===== Supplied records =====

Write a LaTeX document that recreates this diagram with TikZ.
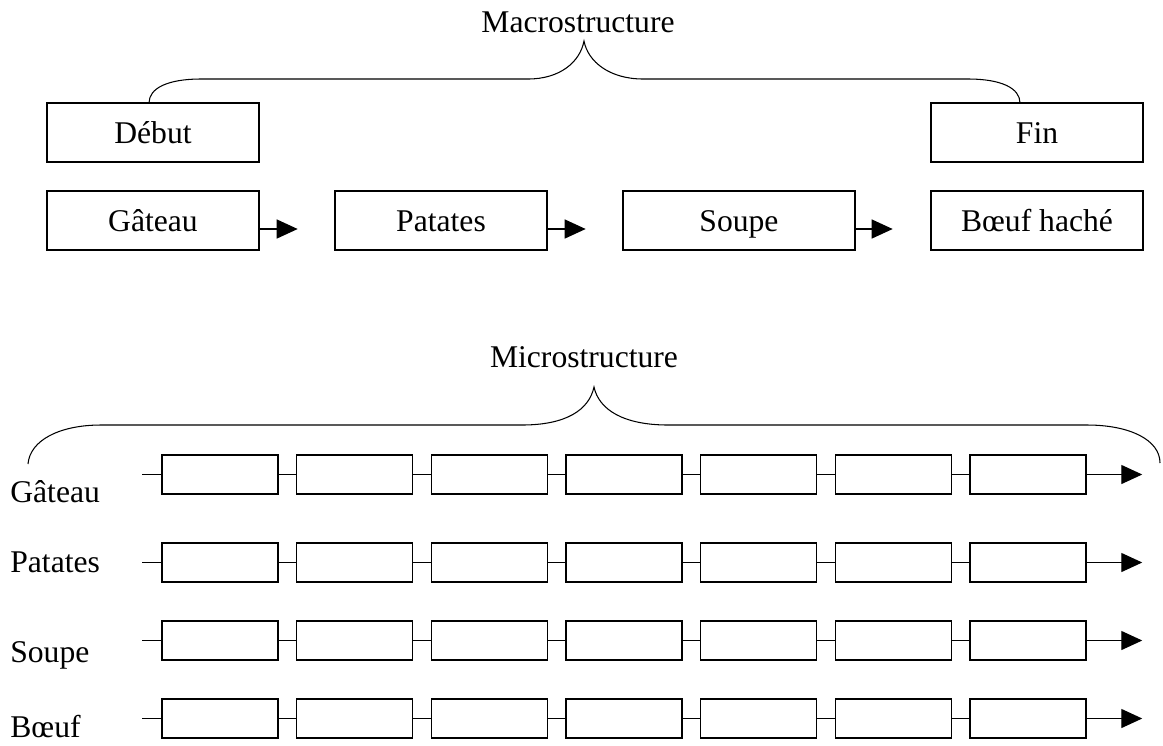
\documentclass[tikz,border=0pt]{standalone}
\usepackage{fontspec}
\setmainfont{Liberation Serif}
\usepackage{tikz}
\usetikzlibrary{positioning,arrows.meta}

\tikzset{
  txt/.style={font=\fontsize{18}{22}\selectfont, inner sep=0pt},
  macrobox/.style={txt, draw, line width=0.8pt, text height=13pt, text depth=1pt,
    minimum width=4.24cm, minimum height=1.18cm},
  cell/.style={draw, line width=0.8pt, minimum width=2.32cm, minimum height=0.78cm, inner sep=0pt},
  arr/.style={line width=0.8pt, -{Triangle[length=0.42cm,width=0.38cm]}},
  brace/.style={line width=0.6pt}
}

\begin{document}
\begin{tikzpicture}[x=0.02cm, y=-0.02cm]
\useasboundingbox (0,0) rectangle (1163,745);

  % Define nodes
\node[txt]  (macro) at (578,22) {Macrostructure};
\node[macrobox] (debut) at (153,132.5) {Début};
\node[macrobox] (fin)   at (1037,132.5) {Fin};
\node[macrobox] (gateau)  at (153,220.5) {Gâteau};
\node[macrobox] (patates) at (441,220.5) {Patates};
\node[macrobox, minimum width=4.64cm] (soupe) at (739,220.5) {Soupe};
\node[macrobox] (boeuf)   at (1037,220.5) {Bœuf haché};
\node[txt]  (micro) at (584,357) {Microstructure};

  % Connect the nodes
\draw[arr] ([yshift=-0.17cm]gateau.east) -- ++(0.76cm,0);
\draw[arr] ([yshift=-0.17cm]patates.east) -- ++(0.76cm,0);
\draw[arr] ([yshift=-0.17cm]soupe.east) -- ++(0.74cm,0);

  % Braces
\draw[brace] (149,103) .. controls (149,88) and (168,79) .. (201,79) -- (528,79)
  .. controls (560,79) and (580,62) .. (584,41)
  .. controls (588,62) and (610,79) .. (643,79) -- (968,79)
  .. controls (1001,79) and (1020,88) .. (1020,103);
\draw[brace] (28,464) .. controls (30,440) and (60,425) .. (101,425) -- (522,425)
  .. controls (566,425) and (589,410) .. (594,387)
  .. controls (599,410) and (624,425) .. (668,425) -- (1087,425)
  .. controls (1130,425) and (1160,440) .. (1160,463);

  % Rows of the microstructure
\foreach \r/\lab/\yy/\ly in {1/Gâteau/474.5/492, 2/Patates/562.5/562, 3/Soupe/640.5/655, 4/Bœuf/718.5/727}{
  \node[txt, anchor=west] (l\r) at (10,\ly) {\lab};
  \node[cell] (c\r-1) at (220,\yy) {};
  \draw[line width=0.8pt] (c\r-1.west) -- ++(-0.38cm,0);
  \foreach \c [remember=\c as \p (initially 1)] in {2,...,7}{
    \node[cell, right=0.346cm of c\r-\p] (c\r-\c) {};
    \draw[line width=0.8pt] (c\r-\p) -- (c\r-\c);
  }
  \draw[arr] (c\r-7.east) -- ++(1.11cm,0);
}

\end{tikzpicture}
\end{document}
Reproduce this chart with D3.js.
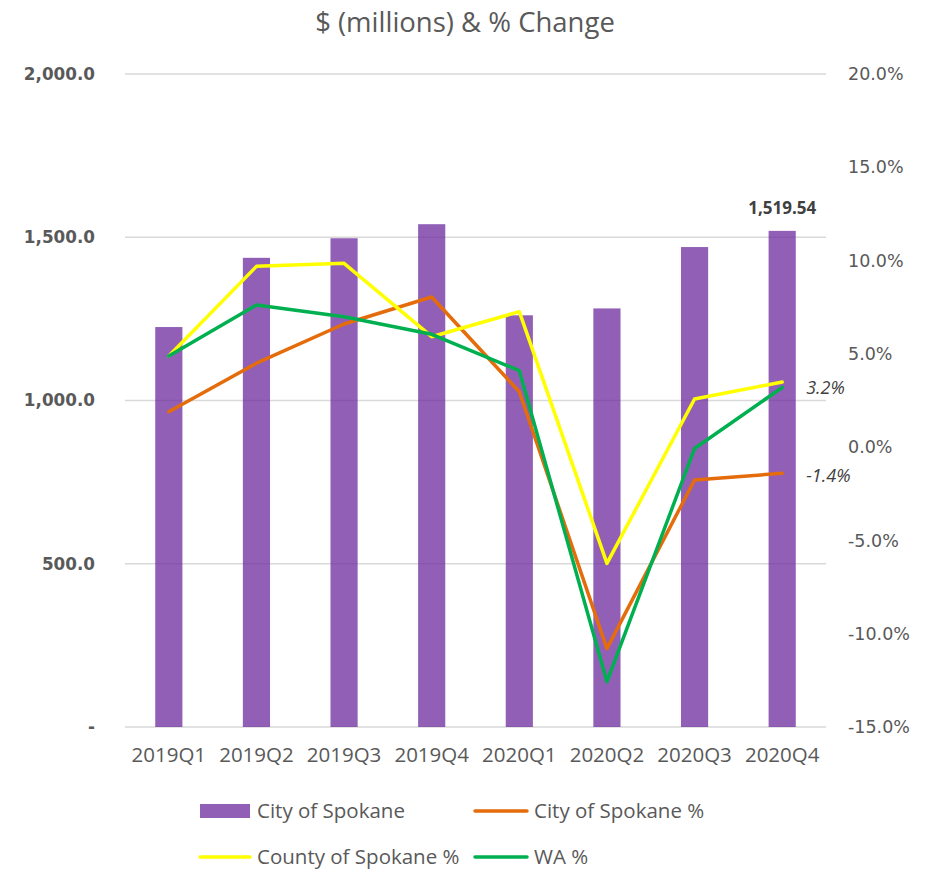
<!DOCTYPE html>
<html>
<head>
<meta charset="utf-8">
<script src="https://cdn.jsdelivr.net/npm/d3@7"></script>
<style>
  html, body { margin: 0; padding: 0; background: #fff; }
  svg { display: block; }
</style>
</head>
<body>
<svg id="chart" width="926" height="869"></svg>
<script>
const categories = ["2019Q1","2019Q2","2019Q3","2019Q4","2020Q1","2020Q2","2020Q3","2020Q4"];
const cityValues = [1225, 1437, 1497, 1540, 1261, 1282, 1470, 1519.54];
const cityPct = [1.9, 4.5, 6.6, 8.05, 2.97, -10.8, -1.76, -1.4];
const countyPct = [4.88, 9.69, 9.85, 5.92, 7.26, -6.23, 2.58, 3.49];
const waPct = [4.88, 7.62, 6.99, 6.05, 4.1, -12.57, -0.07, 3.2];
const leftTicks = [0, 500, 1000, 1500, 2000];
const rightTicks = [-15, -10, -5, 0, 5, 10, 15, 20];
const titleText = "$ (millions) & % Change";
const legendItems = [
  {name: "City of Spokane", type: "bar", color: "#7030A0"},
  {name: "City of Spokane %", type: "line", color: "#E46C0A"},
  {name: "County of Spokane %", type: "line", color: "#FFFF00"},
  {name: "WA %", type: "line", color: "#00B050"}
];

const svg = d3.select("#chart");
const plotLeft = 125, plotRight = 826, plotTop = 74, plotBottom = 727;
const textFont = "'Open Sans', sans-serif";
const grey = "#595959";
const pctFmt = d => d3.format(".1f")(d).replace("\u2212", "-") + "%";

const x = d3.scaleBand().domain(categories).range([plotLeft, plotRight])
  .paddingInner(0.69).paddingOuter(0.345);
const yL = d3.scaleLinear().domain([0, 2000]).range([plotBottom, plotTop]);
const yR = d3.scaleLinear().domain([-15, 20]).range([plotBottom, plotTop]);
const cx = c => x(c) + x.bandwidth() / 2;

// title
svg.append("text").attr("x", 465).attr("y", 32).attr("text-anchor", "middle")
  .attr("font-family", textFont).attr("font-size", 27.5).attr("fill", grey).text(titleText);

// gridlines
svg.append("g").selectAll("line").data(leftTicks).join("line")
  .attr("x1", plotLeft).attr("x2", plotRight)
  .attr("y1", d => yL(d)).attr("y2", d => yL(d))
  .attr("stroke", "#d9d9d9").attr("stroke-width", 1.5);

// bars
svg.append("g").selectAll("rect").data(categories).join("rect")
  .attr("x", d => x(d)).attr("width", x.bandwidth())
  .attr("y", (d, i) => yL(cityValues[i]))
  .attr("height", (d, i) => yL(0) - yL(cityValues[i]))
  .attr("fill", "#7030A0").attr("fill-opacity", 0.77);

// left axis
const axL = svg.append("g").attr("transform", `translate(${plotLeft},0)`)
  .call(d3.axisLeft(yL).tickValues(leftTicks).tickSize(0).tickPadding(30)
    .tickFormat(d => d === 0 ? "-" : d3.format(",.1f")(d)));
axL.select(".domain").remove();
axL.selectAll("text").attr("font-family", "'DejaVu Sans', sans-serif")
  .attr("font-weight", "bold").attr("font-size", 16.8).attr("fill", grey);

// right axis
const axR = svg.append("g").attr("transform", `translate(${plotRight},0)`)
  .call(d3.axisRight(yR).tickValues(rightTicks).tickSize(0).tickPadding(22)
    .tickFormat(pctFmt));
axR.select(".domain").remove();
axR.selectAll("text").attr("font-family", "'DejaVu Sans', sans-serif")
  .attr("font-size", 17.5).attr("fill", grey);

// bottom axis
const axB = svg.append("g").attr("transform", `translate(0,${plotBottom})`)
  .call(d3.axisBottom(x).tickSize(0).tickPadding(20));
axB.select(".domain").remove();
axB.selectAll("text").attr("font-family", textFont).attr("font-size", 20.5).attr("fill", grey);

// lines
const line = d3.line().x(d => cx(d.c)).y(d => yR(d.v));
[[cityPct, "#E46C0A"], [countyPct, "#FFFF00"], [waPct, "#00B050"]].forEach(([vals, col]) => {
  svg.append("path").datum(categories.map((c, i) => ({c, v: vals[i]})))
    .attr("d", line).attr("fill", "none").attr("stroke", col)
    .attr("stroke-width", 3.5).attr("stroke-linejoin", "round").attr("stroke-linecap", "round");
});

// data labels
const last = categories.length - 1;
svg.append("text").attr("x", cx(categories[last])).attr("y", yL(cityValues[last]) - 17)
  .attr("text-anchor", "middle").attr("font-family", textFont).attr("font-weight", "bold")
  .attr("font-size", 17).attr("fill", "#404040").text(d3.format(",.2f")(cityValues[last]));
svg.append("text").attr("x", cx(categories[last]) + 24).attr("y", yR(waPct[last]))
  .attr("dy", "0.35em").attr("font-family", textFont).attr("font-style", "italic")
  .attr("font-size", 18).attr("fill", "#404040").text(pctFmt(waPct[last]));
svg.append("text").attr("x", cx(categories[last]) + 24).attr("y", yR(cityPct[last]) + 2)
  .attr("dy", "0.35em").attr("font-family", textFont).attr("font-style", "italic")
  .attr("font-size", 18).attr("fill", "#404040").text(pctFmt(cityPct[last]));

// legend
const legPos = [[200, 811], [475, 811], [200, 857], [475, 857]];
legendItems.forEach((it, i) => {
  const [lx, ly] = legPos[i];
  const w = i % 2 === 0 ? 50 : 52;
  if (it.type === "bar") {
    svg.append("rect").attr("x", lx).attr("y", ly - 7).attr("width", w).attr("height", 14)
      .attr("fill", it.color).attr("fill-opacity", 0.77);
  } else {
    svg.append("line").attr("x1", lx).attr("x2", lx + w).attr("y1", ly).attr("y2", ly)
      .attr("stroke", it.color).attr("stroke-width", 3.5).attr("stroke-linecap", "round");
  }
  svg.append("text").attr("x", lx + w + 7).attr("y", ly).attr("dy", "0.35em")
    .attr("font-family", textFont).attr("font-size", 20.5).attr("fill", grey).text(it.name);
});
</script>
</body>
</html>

=====

> **Work instructions**
Using the entries above, transcribe every line from the line containing "Reproduce this chart with D3.js." through the line containing "const pctFmt = d". Do not copy pictures.

> **Output below**
Reproduce this chart with D3.js.
<!DOCTYPE html>
<html>
<head>
<meta charset="utf-8">
<script src="https://cdn.jsdelivr.net/npm/d3@7"></script>
<style>
  html, body { margin: 0; padding: 0; background: #fff; }
  svg { display: block; }
</style>
</head>
<body>
<svg id="chart" width="926" height="869"></svg>
<script>
const categories = ["2019Q1","2019Q2","2019Q3","2019Q4","2020Q1","2020Q2","2020Q3","2020Q4"];
const cityValues = [1225, 1437, 1497, 1540, 1261, 1282, 1470, 1519.54];
const cityPct = [1.9, 4.5, 6.6, 8.05, 2.97, -10.8, -1.76, -1.4];
const countyPct = [4.88, 9.69, 9.85, 5.92, 7.26, -6.23, 2.58, 3.49];
const waPct = [4.88, 7.62, 6.99, 6.05, 4.1, -12.57, -0.07, 3.2];
const leftTicks = [0, 500, 1000, 1500, 2000];
const rightTicks = [-15, -10, -5, 0, 5, 10, 15, 20];
const titleText = "$ (millions) & % Change";
const legendItems = [
  {name: "City of Spokane", type: "bar", color: "#7030A0"},
  {name: "City of Spokane %", type: "line", color: "#E46C0A"},
  {name: "County of Spokane %", type: "line", color: "#FFFF00"},
  {name: "WA %", type: "line", color: "#00B050"}
];

const svg = d3.select("#chart");
const plotLeft = 125, plotRight = 826, plotTop = 74, plotBottom = 727;
const textFont = "'Open Sans', sans-serif";
const grey = "#595959";
const pctFmt = d => d3.format(".1f")(d).replace("\u2212", "-") + "%";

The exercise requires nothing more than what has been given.